Assistance mutuelle Agboola a obtenu de l’argent auprès d’une coopérative locale d’épargne et de prêt. La coopérative Gumi met en commun l’argent de ses membres pour faire des prêts sur lesquels elle fait payer un petit intérêt de 15 pour cent.

“Le groupe est constitué de petites femmes qui sont impliquées dans de petites entreprises”, indique Tosun Jimoh, responsable du groupe. “Nous nous occupons principalement de petits prêts, entre 20.000 nairas et 40.000 nairas (270 dollars) et les membres peuvent payer dans l’intervalle de six mois. Les membres n’ont pas besoin de garantie, tant qu’elles peuvent avoir un garant à qui nous pouvons faire confiance”.

L’analyste des questions de genre, Emem Okon, estime que le progrès rapide d’Agboola représente exactement le type de transformation que le micro-crédit peut permettre dans la vie des femmes pauvres comme elle.

“Là où le micro-crédit est bien géré, il aide à améliorer le revenu des femmes pauvres; qu’elles soient impliquées dans le petit commerce ou l’agriculture, il fournit l’argent pour l’acquisition des intrants très nécessaires”, déclare Okon, qui est le responsable de 'Kebetkache Women Development and Resource Centre' (Centre de développement et de ressources des femmes de Kebetkache), une organisation non gouvernementale basée à Port Harcourt, une ville du sud-est.

C’est la bonne affaire dans laquelle il faut s’engager à Makoko, avec un fort taux de pauvreté et une population dense. “Avec le prix élevé du pétrole lampant, la plupart des habitants sont trop pauvres pour cuisiner avec [d’autres types de] fourneaux, le charbon est donc une alternative beaucoup moins coûteuse pour eux”, indique Agboola. “Il y a une forte demande de charbon dans ce quartier, mais personne n’en vend. Je suis la seule personne qui en vend actuellement ici”.

Vital pour l’économie informelle “Les systèmes de micro-crédit sont importants au Nigeria parce que cela couvre les besoins de la grande majorité de la population pauvre qui n’a aucun accès au système bancaire formel”, a déclaré à IPS, Kwekwu Brown, ancien banquier. “Les plus pauvres, qui forment la majeure partie de la population, ne peuvent pas satisfaire aux exigences bancaires strictes comme les garanties et une trésorerie antérieure consistante. Ainsi, ce système informel est la seule option qui existe pour eux quand ils ont besoin de crédit”.

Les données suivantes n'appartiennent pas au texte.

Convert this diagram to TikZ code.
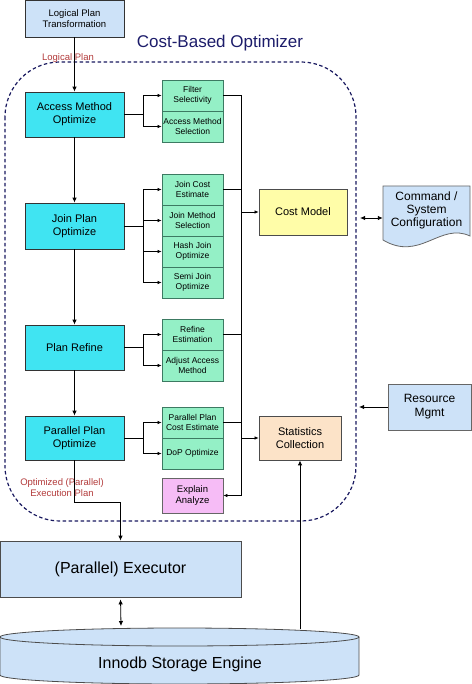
\documentclass[tikz,border=0pt]{standalone}
\usepackage{fontspec}
\setmainfont{Liberation Sans}
\usetikzlibrary{arrows.meta}

\definecolor{cyanbox}{HTML}{40E4F2}
\definecolor{subgreen}{HTML}{94F0C6}
\definecolor{subline}{HTML}{3C7A62}
\definecolor{pinkbox}{HTML}{F6BCF6}
\definecolor{yellowbox}{HTML}{FFFDA8}
\definecolor{peachbox}{HTML}{FCE3C8}
\definecolor{paleblue}{HTML}{CDE2F8}
\definecolor{titlenavy}{HTML}{1C1C6A}
\definecolor{notered}{HTML}{B23A3A}

\begin{document}
\begin{tikzpicture}[
  x=1pt, y=-1pt,
  main/.style={draw=black!80, fill=cyanbox, align=center, minimum width=99pt, minimum height=45pt, line width=0.8pt, font=\fontsize{11}{13}\selectfont},
  sub/.style={draw=subline, fill=subgreen, align=center, minimum width=61pt, minimum height=31pt, inner sep=1pt, line width=0.8pt, font=\fontsize{8.5}{10}\selectfont},
  side/.style={draw=black!70, align=center, line width=0.8pt, font=\fontsize{11}{13}\selectfont},
  note/.style={text=notered, align=center, font=\fontsize{9.5}{11}\selectfont},
  feed/.style={->, line width=0.6pt, >={Latex[length=4pt,width=3.5pt]}},
  >={Latex[length=5pt,width=4.5pt]}
]
  \useasboundingbox (0,0) rectangle (471,684);

  \draw[titlenavy!90!black, line width=1.2pt, dash pattern=on 3.5pt off 2.5pt, rounded corners=55pt] (5,62) rectangle (356,521);
  \node[text=titlenavy, font=\fontsize{17}{19}\selectfont] (title) at (220,43) {Cost-Based Optimizer};

  \node[main, fill=paleblue, minimum height=37pt, font=\fontsize{9.5}{11}\selectfont] (lpt) at (74.5,18.5) {Logical Plan\\Transformation};
  \node[main] (amo) at (74.5,114.5) {Access Method\\Optimize};
  \node[main, minimum height=46pt] (jpo) at (74.5,226) {Join Plan\\Optimize};
  \node[main] (pr) at (74.5,347.5) {Plan Refine};
  \node[main, minimum height=44pt] (ppo) at (74.5,438) {Parallel Plan\\Optimize};

  \node[sub] (fs) at (192.5,95.5) {Filter\\Selectivity};
  \node[sub] (ams) at (192.5,126.5) {Access Method\\Selection};
  \node[sub] (jce) at (192.5,189.5) {Join Cost\\Estimate};
  \node[sub] (jms) at (192.5,220.5) {Join Method\\Selection};
  \node[sub] (hjo) at (192.5,251.5) {Hash Join\\Optimize};
  \node[sub] (sjo) at (192.5,282.5) {Semi Join\\Optimize};
  \node[sub] (re) at (192.5,334.5) {Refine\\Estimation};
  \node[sub] (aam) at (192.5,365.5) {Adjust Access\\Method};
  \node[sub] (ppce) at (192.5,422.5) {Parallel Plan\\Cost Estimate};
  \node[sub] (dop) at (192.5,453.5) {DoP Optimize};
  \node[sub, draw=black!60, fill=pinkbox, minimum height=35pt, font=\fontsize{9.5}{11.5}\selectfont] (ea) at (192.5,495.5) {Explain\\Analyze};

  \node[side, fill=yellowbox, minimum width=88pt, minimum height=46pt] (cm) at (303,212) {Cost Model};
  \node[side, fill=peachbox, minimum width=82pt, minimum height=44pt] (sc) at (300,438) {Statistics\\Collection};
  \node[side, draw=black!60, fill=paleblue, minimum width=83pt, minimum height=46pt, font=\fontsize{12}{14}\selectfont] (rm) at (429.5,407) {Resource\\Mgmt};

  \draw[black!60, fill=paleblue, line width=0.8pt] (383,186) -- (470,186) -- (470,236) .. controls (440,222) and (420,262) .. (383,240) -- cycle;
  \node[align=center, minimum width=87pt, inner sep=0pt, font=\fontsize{12}{13}\selectfont] (cfg) at (426.5,210) {Command /\\System\\Configuration};

  \node[side, fill=paleblue, minimum width=241pt, minimum height=56pt, font=\fontsize{16}{18}\selectfont] (exec) at (120.5,569) {(Parallel) Executor};

  \fill[paleblue] (0,637) -- (0,675) arc[start angle=180, end angle=0, x radius=179.5, y radius=9] -- (359,637) arc[start angle=0, end angle=-180, x radius=179.5, y radius=9] -- cycle;
  \draw[black!70, line width=0.8pt] (0,637) -- (0,675) arc[start angle=180, end angle=0, x radius=179.5, y radius=9] -- (359,637);
  \draw[black!70, line width=0.8pt] (179.5,637) ellipse[x radius=179.5, y radius=9];
  \node[font=\fontsize{16}{18}\selectfont] (innodb) at (180,664) {Innodb Storage Engine};
  \coordinate (dbexec) at (121,626);
  \coordinate (dbstat) at (300,629);
  \coordinate (cfgport) at (360,218);
  \coordinate (rmport) at (359,407);
  \coordinate (bus) at (241,0);

  \draw[->, line width=0.9pt] (lpt) -- (amo);
  \node[note] (lplabel) at (68,58) {Logical Plan};
  \draw[->, line width=0.9pt] (amo) -- (jpo);
  \draw[->, line width=0.9pt] (jpo) -- (pr);
  \draw[->, line width=0.9pt] (pr) -- (ppo);

  \foreach \src/\dsts in {amo/{fs,ams}, jpo/{jce,jms,hjo,sjo}, pr/{re,aam}, ppo/{ppce,dop}}
    \foreach \dst in \dsts
      \draw[feed] (\src.east) -- ++(19,0) |- (\dst.west);

  \draw[feed] (fs.east) -| (bus |- ea) -- (ea.east);
  \foreach \src in {jce,re,ppce}
    \draw[line width=0.6pt] (\src.east) -- (\src.east -| bus);
  \draw[feed] (bus |- cm) -- (cm.west);
  \draw[feed] (bus |- sc) -- (sc.west);

  \draw[<->, line width=0.9pt] (cfgport) -- (cfgport -| cfg.west);
  \draw[->, line width=0.9pt] (rm.west) -- (rmport);

  \node[note] (oeplabel) at (62,487.5) {Optimized (Parallel)\\Execution Plan};
  \draw[->, line width=0.8pt] (ppo.south) -- (ppo.south |- 0,502) -| (exec.north);
  \draw[<->, line width=0.8pt, shorten <=2pt] (exec.south) -- (dbexec);
  \draw[->, line width=0.9pt] (dbstat) -- (sc.south);
\end{tikzpicture}
\end{document}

La Banque centrale du Nigeria reconnaît le rôle important que le micro-crédit joue dans l’économie informelle du pays, la pratique ayant une histoire remontant à des siècles dans certains endroits.

Seulement 35 pour cent de la population économiquement active a accès au système financier formel, selon la Banque centrale, tandis que les 65 pour cent restants “sont souvent servis par le secteur financier informel comme les institutions de micro-finance, les prêteurs d’argent, et les coopératives de crédit”.

“A cause des opportunités limitées dont elles disposent, les femmes constituent une grande partie de la population qui n’a aucun accès au système financier formel”, affirme Okon. Elle ajoute que, de par son expérience, les nombreux problèmes auxquels ces femmes sont confrontées, en accédant aux crédits provenant du secteur informel, constituent un fardeau supplémentaire.

“Nous avons limité l’adhésion à Gumi aux femmes uniquement afin d’augmenter leurs chances d’obtenir de petits crédits”, explique Jimoh.

“La culture est l’un des problèmes. Les femmes sont parfois privées des prêts du micro-crédit sur la base de la croyance culturelle selon laquelle elles sont moins susceptibles de réussir dans toute activité qu’elles font, elles sont donc considérées comme un groupe à haut risque”, souligne Okon.

La Banque centrale affirme qu’elle a une politique visant à développer les institutions de micro-finance “pour couvrir la majorité de la population pauvre mais économiquement active d’ici à 2020, créant ainsi des millions d’emplois et réduisant la pauvreté”.